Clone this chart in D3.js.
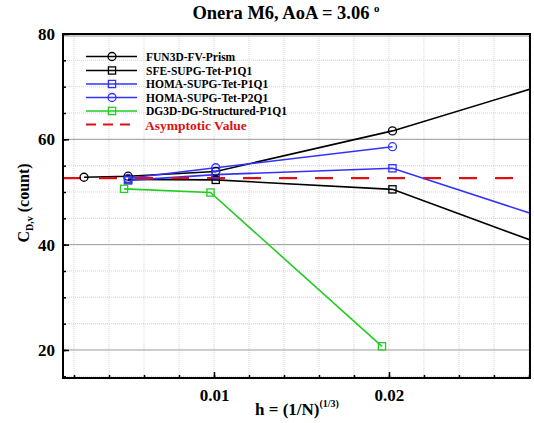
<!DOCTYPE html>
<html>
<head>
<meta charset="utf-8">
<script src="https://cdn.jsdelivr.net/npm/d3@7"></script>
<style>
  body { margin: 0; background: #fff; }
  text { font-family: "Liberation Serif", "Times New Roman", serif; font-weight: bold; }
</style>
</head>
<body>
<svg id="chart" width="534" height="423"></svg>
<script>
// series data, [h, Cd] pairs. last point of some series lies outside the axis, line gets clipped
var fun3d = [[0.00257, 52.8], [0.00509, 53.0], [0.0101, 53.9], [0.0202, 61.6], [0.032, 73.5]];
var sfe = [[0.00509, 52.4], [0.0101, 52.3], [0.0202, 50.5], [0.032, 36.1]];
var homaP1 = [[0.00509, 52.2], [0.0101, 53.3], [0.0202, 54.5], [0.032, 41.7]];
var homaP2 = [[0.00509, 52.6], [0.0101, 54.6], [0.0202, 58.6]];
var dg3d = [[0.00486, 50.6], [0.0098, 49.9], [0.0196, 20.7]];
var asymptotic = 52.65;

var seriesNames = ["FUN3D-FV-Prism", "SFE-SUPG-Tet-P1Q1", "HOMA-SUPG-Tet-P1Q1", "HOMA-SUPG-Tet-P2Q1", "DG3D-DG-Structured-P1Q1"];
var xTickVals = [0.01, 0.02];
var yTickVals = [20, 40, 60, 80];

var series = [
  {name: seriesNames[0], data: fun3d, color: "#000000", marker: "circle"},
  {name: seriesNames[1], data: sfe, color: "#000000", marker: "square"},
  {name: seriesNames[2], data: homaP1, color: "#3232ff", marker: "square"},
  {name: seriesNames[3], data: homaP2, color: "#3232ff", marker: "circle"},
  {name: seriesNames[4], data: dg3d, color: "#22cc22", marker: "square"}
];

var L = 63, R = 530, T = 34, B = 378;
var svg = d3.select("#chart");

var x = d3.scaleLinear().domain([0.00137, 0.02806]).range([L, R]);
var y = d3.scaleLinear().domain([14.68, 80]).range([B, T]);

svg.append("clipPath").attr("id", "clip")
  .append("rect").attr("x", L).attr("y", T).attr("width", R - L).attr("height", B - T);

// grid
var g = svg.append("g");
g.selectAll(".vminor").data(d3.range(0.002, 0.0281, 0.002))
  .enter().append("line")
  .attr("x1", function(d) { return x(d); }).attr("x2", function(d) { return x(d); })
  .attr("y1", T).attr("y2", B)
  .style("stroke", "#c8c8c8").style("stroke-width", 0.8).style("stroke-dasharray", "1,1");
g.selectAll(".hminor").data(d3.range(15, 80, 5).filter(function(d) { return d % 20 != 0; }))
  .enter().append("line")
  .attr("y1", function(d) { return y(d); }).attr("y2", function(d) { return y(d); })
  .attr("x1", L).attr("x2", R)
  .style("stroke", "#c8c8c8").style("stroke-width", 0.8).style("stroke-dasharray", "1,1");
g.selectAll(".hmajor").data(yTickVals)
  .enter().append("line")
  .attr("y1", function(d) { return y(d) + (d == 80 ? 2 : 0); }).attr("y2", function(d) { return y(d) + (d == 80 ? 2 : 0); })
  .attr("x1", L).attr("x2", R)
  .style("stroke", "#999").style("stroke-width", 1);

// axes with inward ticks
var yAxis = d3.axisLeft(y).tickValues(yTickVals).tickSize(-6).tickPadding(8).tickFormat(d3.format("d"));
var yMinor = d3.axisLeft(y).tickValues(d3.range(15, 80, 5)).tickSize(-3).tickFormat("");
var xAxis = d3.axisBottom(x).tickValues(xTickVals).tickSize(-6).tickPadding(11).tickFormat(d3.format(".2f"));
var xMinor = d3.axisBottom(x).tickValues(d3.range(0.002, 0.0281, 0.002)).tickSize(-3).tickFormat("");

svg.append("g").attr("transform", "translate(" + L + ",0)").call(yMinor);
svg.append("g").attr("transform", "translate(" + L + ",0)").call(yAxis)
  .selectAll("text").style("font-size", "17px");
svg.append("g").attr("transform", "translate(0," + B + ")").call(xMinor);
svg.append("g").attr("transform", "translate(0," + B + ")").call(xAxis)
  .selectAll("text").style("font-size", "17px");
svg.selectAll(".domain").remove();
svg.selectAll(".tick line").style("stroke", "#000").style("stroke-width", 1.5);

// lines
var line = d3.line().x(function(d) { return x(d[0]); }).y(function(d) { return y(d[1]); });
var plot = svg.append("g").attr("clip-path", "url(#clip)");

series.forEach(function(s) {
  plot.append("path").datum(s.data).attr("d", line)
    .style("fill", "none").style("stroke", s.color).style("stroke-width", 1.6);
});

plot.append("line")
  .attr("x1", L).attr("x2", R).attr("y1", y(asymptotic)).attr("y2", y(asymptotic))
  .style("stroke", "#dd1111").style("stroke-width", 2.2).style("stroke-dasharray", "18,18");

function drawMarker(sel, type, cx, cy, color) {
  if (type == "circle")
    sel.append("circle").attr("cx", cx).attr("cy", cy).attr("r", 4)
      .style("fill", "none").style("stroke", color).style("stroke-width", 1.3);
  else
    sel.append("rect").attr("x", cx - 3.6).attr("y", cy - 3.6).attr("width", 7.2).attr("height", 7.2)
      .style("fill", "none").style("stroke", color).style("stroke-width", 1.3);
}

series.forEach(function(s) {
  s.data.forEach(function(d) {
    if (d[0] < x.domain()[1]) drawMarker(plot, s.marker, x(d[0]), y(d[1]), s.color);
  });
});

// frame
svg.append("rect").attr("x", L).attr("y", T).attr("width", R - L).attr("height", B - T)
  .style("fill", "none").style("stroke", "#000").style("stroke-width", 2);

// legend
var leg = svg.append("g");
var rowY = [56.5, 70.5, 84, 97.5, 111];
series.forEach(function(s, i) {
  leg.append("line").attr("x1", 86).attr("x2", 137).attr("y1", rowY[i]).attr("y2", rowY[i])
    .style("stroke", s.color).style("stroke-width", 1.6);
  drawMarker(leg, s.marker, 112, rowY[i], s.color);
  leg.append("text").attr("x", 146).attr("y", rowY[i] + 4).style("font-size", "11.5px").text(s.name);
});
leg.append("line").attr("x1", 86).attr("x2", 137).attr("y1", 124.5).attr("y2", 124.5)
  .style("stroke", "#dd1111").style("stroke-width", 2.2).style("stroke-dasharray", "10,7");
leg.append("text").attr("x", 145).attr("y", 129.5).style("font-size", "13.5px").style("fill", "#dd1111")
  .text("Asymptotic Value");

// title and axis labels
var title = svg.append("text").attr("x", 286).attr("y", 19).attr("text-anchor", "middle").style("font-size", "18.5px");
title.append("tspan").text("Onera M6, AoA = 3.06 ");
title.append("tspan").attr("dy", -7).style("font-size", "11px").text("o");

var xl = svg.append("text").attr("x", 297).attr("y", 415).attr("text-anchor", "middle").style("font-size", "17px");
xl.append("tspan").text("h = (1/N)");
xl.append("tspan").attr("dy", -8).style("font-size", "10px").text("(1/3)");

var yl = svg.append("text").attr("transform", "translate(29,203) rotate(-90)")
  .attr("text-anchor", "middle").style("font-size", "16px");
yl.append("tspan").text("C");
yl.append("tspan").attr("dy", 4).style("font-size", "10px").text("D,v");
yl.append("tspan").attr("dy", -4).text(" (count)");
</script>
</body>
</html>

☆ ☆ ☆

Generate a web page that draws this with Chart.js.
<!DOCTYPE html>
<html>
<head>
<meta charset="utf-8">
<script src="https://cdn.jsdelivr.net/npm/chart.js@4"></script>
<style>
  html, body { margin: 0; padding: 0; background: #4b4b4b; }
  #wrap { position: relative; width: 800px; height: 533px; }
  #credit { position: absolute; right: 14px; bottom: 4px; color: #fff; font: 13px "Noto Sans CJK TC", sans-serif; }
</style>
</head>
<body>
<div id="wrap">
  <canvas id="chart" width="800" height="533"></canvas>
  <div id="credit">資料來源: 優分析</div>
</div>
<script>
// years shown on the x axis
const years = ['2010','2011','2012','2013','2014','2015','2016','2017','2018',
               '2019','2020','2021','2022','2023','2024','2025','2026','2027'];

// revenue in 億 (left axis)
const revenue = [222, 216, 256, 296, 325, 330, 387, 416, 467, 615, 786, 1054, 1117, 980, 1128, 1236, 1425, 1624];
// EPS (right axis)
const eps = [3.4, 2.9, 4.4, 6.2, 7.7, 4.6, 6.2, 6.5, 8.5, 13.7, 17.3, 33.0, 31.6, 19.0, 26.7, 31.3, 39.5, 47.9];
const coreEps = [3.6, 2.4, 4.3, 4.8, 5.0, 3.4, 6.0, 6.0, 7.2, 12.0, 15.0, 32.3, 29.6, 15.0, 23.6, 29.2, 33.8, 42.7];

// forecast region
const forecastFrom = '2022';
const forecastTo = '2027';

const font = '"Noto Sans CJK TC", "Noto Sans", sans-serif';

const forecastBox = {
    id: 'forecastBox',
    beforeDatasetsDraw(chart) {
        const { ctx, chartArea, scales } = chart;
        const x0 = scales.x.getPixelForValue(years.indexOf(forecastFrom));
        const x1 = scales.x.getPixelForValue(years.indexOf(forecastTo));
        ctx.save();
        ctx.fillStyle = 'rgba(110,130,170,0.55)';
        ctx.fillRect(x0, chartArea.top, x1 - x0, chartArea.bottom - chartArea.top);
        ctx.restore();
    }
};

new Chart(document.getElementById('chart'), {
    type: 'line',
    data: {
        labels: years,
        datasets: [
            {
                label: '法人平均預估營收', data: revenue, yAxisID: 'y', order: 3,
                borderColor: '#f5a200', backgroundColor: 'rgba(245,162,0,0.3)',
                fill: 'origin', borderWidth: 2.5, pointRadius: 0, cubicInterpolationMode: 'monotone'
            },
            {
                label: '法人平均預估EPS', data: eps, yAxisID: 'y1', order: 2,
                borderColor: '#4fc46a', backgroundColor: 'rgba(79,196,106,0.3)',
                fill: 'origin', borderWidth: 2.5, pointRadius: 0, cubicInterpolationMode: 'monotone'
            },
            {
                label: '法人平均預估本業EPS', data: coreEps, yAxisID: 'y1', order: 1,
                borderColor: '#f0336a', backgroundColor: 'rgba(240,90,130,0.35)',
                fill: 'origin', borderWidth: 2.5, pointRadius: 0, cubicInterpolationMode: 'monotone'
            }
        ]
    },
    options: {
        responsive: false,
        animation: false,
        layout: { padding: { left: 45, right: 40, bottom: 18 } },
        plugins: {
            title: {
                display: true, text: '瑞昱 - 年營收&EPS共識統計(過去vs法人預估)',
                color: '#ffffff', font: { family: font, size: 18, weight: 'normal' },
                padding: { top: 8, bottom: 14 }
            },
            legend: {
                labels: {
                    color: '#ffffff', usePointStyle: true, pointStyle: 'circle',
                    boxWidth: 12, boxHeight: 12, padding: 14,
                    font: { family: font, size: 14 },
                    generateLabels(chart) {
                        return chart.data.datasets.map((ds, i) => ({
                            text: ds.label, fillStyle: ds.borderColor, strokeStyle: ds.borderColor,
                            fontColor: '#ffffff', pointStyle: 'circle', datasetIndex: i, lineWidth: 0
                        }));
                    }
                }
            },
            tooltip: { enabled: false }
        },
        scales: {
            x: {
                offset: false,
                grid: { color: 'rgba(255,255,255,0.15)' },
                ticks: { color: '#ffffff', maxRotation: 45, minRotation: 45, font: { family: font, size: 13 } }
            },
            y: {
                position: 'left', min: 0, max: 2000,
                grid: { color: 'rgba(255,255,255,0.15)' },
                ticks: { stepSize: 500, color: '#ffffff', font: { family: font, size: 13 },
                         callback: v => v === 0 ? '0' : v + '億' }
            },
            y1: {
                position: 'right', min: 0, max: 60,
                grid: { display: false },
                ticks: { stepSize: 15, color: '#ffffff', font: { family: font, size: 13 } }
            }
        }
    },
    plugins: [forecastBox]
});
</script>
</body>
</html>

☆ ☆ ☆

EXERCISE REQUIREMENTS: Write out word for word the lines above that run from the one with "Clone this chart in D3.js." to the one with "var yTickVals = [20, 40, 60, 80];". Include both end lines; exclude the images.

OUTPUT OF THE TASK:
Clone this chart in D3.js.
<!DOCTYPE html>
<html>
<head>
<meta charset="utf-8">
<script src="https://cdn.jsdelivr.net/npm/d3@7"></script>
<style>
  body { margin: 0; background: #fff; }
  text { font-family: "Liberation Serif", "Times New Roman", serif; font-weight: bold; }
</style>
</head>
<body>
<svg id="chart" width="534" height="423"></svg>
<script>
// series data, [h, Cd] pairs. last point of some series lies outside the axis, line gets clipped
var fun3d = [[0.00257, 52.8], [0.00509, 53.0], [0.0101, 53.9], [0.0202, 61.6], [0.032, 73.5]];
var sfe = [[0.00509, 52.4], [0.0101, 52.3], [0.0202, 50.5], [0.032, 36.1]];
var homaP1 = [[0.00509, 52.2], [0.0101, 53.3], [0.0202, 54.5], [0.032, 41.7]];
var homaP2 = [[0.00509, 52.6], [0.0101, 54.6], [0.0202, 58.6]];
var dg3d = [[0.00486, 50.6], [0.0098, 49.9], [0.0196, 20.7]];
var asymptotic = 52.65;

var seriesNames = ["FUN3D-FV-Prism", "SFE-SUPG-Tet-P1Q1", "HOMA-SUPG-Tet-P1Q1", "HOMA-SUPG-Tet-P2Q1", "DG3D-DG-Structured-P1Q1"];
var xTickVals = [0.01, 0.02];
var yTickVals = [20, 40, 60, 80];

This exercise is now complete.